Science Alert’s Fiona Macdonald said that the vaccines would use a technique similar to the ground-breaking mRNA method used in their COVID-19 vaccine. The human trial is scheduled to last through May 2023.

The first mRNA vaccines used in people were the Pfizer-BioNTech and Moderna COVID-19 vaccines. mRNA vaccines function by instructing cells to produce fragments of the identical proteins found on a virus’s outer shell. The proteins subsequently stimulate immune cells to recognize and destroy the virus, according to Popular Science’s Sarah Chodosh.

The trials will assess the two experimental vaccines’ safety and their ability to generate a diverse array of bNABs against HIV. According to the Independent, the vaccine will be administered to 56 healthy people aged 18 to 56 who do not have HIV. The experimental trials will involve four groups, with two receiving a combination of vaccines and the other two receiving only one of the two vaccines.

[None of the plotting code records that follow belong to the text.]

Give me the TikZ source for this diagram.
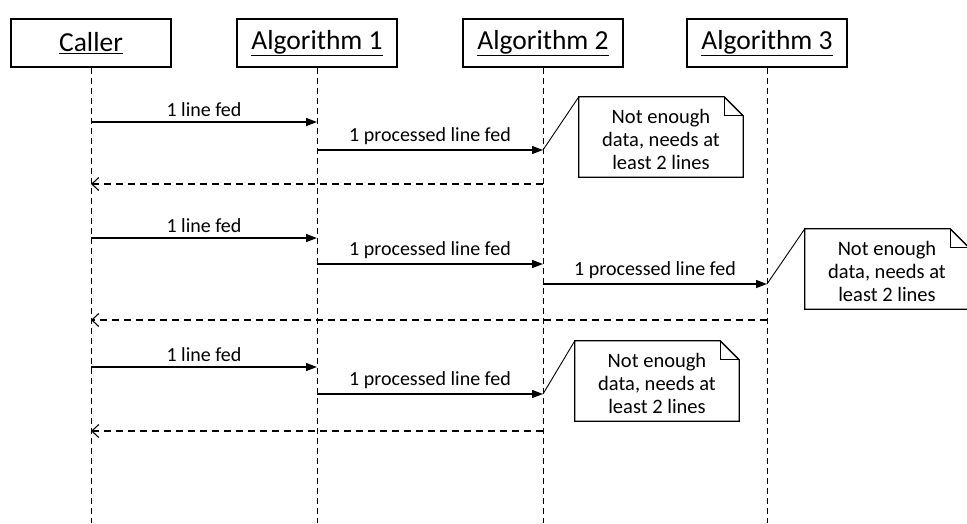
\documentclass[tikz,border=0pt]{standalone}
\usepackage{fontspec}
\setmainfont{Carlito}
\usetikzlibrary{arrows.meta}
\begin{document}
\begin{tikzpicture}[x=1pt,y=-1pt,
  head/.style={draw,line width=1.4pt,minimum width=160pt,minimum height=48pt,inner sep=0pt,font=\fontsize{27.5}{32}\selectfont},
  life/.style={line width=0.8pt,dash pattern=on 6pt off 4pt},
  msg/.style={line width=1.3pt,-{Triangle[length=11pt,width=8pt]}},
  ret/.style={line width=1.1pt,dash pattern=on 7pt off 5pt,-{Straight Barb[length=7pt,width=13pt,line width=1.1pt]}},
  lbl/.style={font=\fontsize{20}{24}\selectfont,inner sep=2pt,above=3pt},
  note/.style={minimum width=164pt,minimum height=80pt,inner sep=0pt,align=center,font=\fontsize{20.5}{23}\selectfont},
  notebox/.style={line width=1.3pt},
  link/.style={line width=0.9pt}
]
\useasboundingbox (0,0) rectangle (967,523);
% headers
\node[head] (caller) at (91,43) {\underline{Caller}};
\node[head] (alg1) at (317,43) {\underline{Algorithm 1}};
\node[head] (alg2) at (543,43) {\underline{Algorithm 2}};
\node[head] (alg3) at (767,43) {\underline{Algorithm 3}};
\coordinate (callerE) at (91,523);
\coordinate (alg1E) at (317,523);
\coordinate (alg2E) at (543,523);
\coordinate (alg3E) at (767,523);
\draw[life] (caller.south) -- (callerE);
\draw[life] (alg1.south) -- (alg1E);
\draw[life] (alg2.south) -- (alg2E);
\draw[life] (alg3.south) -- (alg3E);
% message points
\coordinate (a1) at (91,122);  \coordinate (b1) at (317,122);
\coordinate (a2) at (317,150); \coordinate (b2) at (543,150);
\coordinate (a3) at (543,184); \coordinate (b3) at (91,184);
\coordinate (a4) at (91,238);  \coordinate (b4) at (317,238);
\coordinate (a5) at (317,264); \coordinate (b5) at (543,264);
\coordinate (a6) at (543,284); \coordinate (b6) at (767,284);
\coordinate (a7) at (767,320); \coordinate (b7) at (91,320);
\coordinate (a8) at (91,367);  \coordinate (b8) at (317,367);
\coordinate (a9) at (317,394); \coordinate (b9) at (543,394);
\coordinate (a10) at (543,431); \coordinate (b10) at (91,431);
% round 1
\draw[msg] (a1) -- node[lbl] (l1) {1 line fed} (b1);
\draw[msg] (a2) -- node[lbl] (l2) {1 processed line fed} (b2);
\draw[ret] (a3) -- (b3);
% round 2
\draw[msg] (a4) -- node[lbl] (l4) {1 line fed} (b4);
\draw[msg] (a5) -- node[lbl] (l5) {1 processed line fed} (b5);
\draw[msg] (a6) -- node[lbl] (l6) {1 processed line fed} (b6);
\draw[ret] (a7) -- (b7);
% round 3
\draw[msg] (a8) -- node[lbl] (l8) {1 line fed} (b8);
\draw[msg] (a9) -- node[lbl] (l9) {1 processed line fed} (b9);
\draw[ret] (a10) -- (b10);
% notes
\foreach \n/\x/\y in {n1/661/137, n2/887/269, n3/657/381}{
  \node[note] (\n) at (\x,\y) {\raisebox{-5pt}[\height][\depth]{\begin{tabular}{@{}c@{}}Not enough\\data, needs at\\least 2 lines\end{tabular}}};
  \draw[notebox] (\n.north west) -- ([xshift=-19pt]\n.north east) -- ([yshift=-19pt]\n.north east) -- (\n.south east) -- (\n.south west) -- cycle;
  \draw[notebox] ([xshift=-19pt]\n.north east) -- ([xshift=-19pt,yshift=-19pt]\n.north east) -- ([yshift=-19pt]\n.north east);
}
\draw[link] (b2) -- (n1.north west);
\draw[link] (b6) -- (n2.north west);
\draw[link] (b9) -- (n3.north west);
\end{tikzpicture}
\end{document}
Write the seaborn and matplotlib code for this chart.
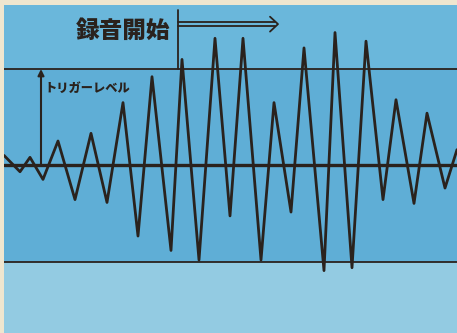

Each group will be informed of the vaccine kind they are receiving.

Developing an HIV vaccine is difficult because the retrovirus integrates into the human genome 72 hours after transmission. A significant amount of neutralizing antibodies (bNABs) must be present during transmission to prevent infection. Both of Moderna’s HIV vaccinations will contribute to resolving this issue by triggering the release of bNABs in the body.

During the first round of the trials, researchers are primarily interested in determining whether the vaccine is safe and induces an immunological response. The second and third phases will evaluate the efficacy of the vaccine in preventing HIV infections.

“Moderna are testing a complicated concept which starts the immune response against HIV,” says Robin Shattock, an immunologist at Imperial College London, to the Independent. “It gets you to first base, but it’s not a home run. Essentially, we recognize that you need a series of vaccines to induce a response that gives you the breadth needed to neutralize HIV. The mRNA technology may be key to solving the HIV vaccine issue, but it’s going to be a multi-year process.”